On the promise of ensuring that every region in Ghana had one public university, the NPP guru said the party's flagbearer believed a budget of US$15 million could build a decent university, and therefore, the NPP was budgeting between US$20 to US$25 million for each of the four universities, the party intends to build.

“We think that we can provide four first class universities. It is realistic to be achieved within four years. One in each year,” he submitted.

Dr. Kennedy continued that he was convinced his party, which is about to complete its second term in office, would finish all its outstanding promises, which he intimated were very few.

“We promised to improve the economy, and now we have quadrupled the size with lower inflation, lower interest rate and lower poverty rate. We have also banished the “cash and carry” and replaced it with health insurance.”

He believed that the remaining unfulfilled ones were so insignificant, such that they could not be used to form a full agenda for the next NPP government, hence, the 2008 manifesto.

Meanwhile, the immediate past Dean of the School of Engineering at the Kumasi Polytechnic, Dr. Owusu-Achiaw, has lauded the education segment of the NPP manifesto, because “it is a good idea, which is probably attainable.”

He told the paper in an interview, that although he was yet to read the NPP manifesto in detail, he was convinced on reading the highlights, on the face value, that the education polices were achievable, if it had a supporting budget.

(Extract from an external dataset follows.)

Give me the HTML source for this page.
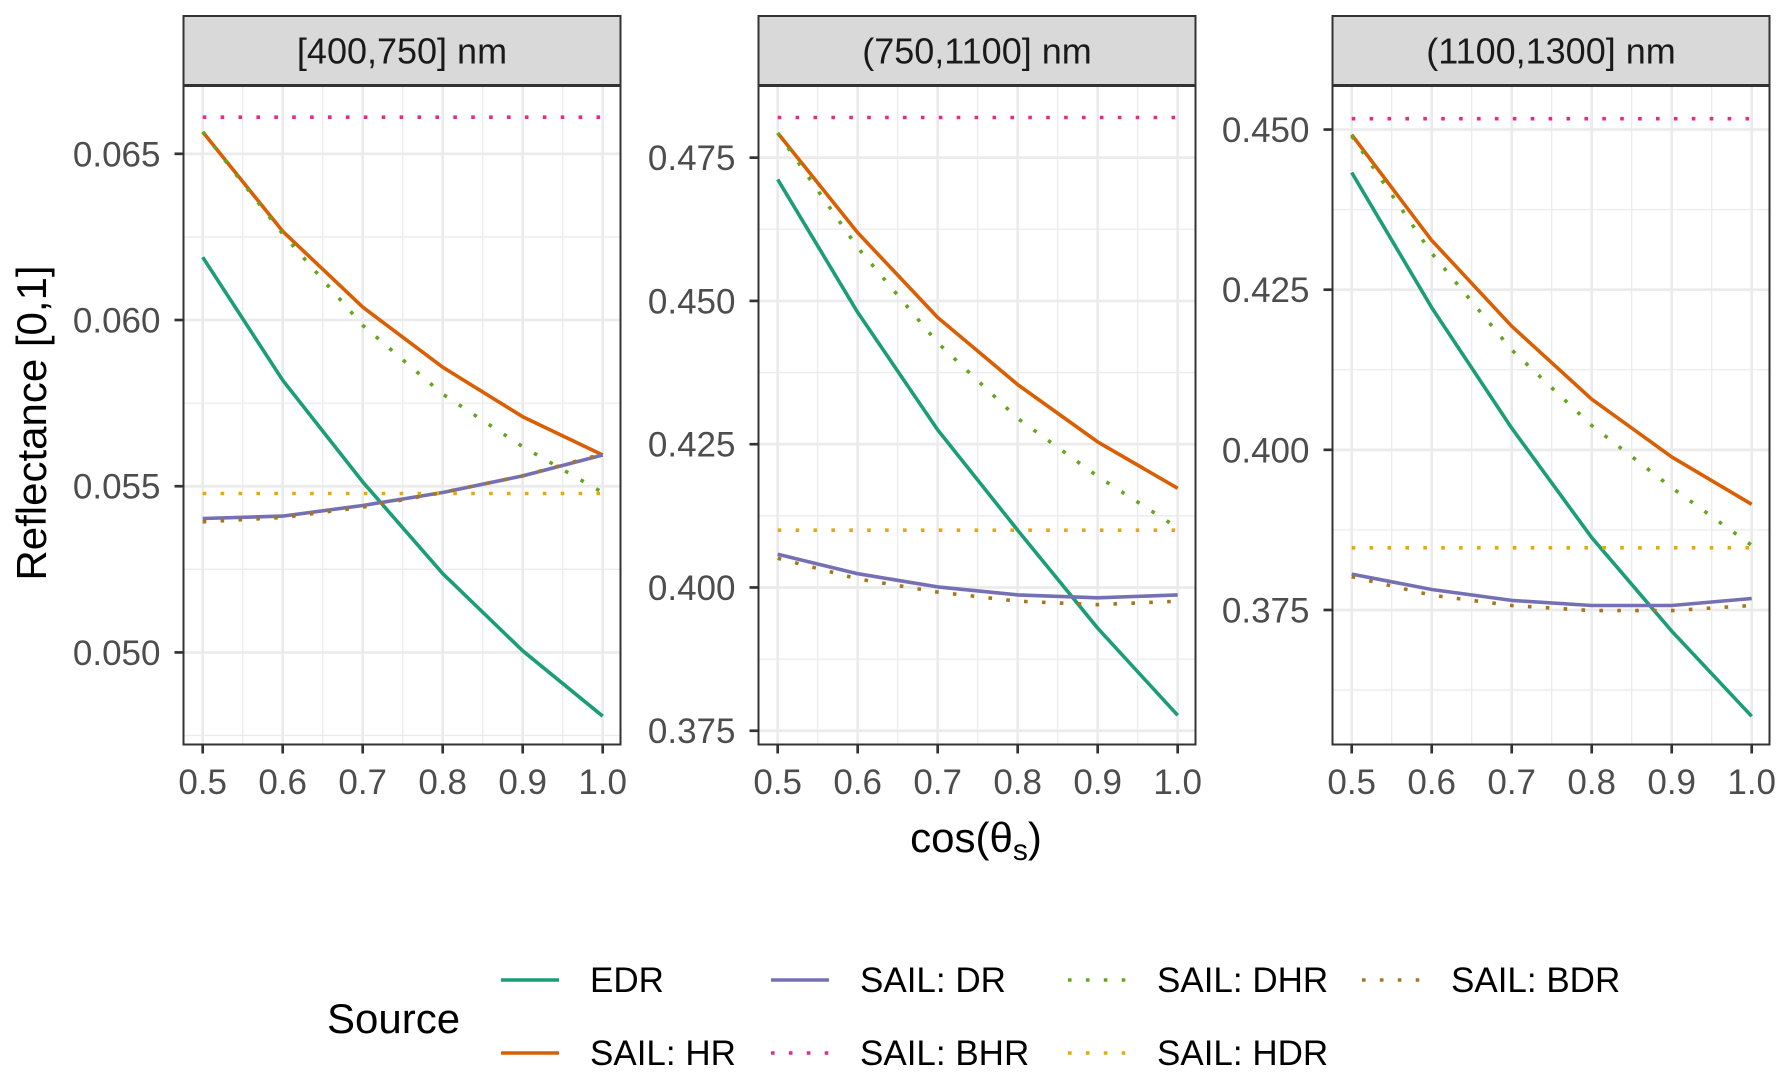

According to him, Uganda was doing same, and therefore, Ghanaians should support the idea, “except that the NPP, which is making the promise, must be made to assure us that it is something the party will really do, when given the opportunity again.”

The K-Poly Lecturer said it would be useful for any government to provide free education at the secondary level, because the current regime had sought to deprive the poor of the opportunity to move up on the academic ladder.

Dr. Owusu-Achiaw was convinced a lot of talents had been left out, due to the high cost of secondary education, for which some parents could not afford. “The current regime where parents had to pay school fees, has left out many talents and probably, providing free education at secondary level will avail to the nation those lost talents, because their parents could not afford,” he affirmed.

On the establishment of four universities, as promised by Nana Akufo-Addo, the scholar said it was possible for any government to do, and substantiated his point that the National Democratic Congress (NDC) government used its last four-year term in office to establish seven additional polytechnics.

“Why can't they establish four universities within the four years, if NDC government established seven polytechnics in four years?” he quizzed, and continued that it was erroneous and unnecessary for people to focus on the vast infrastructure and huge population of students, to consider establishing a university.

According to him, a university can start with one department, and grow from there, indicating that this feat was achievable by any government committed to education.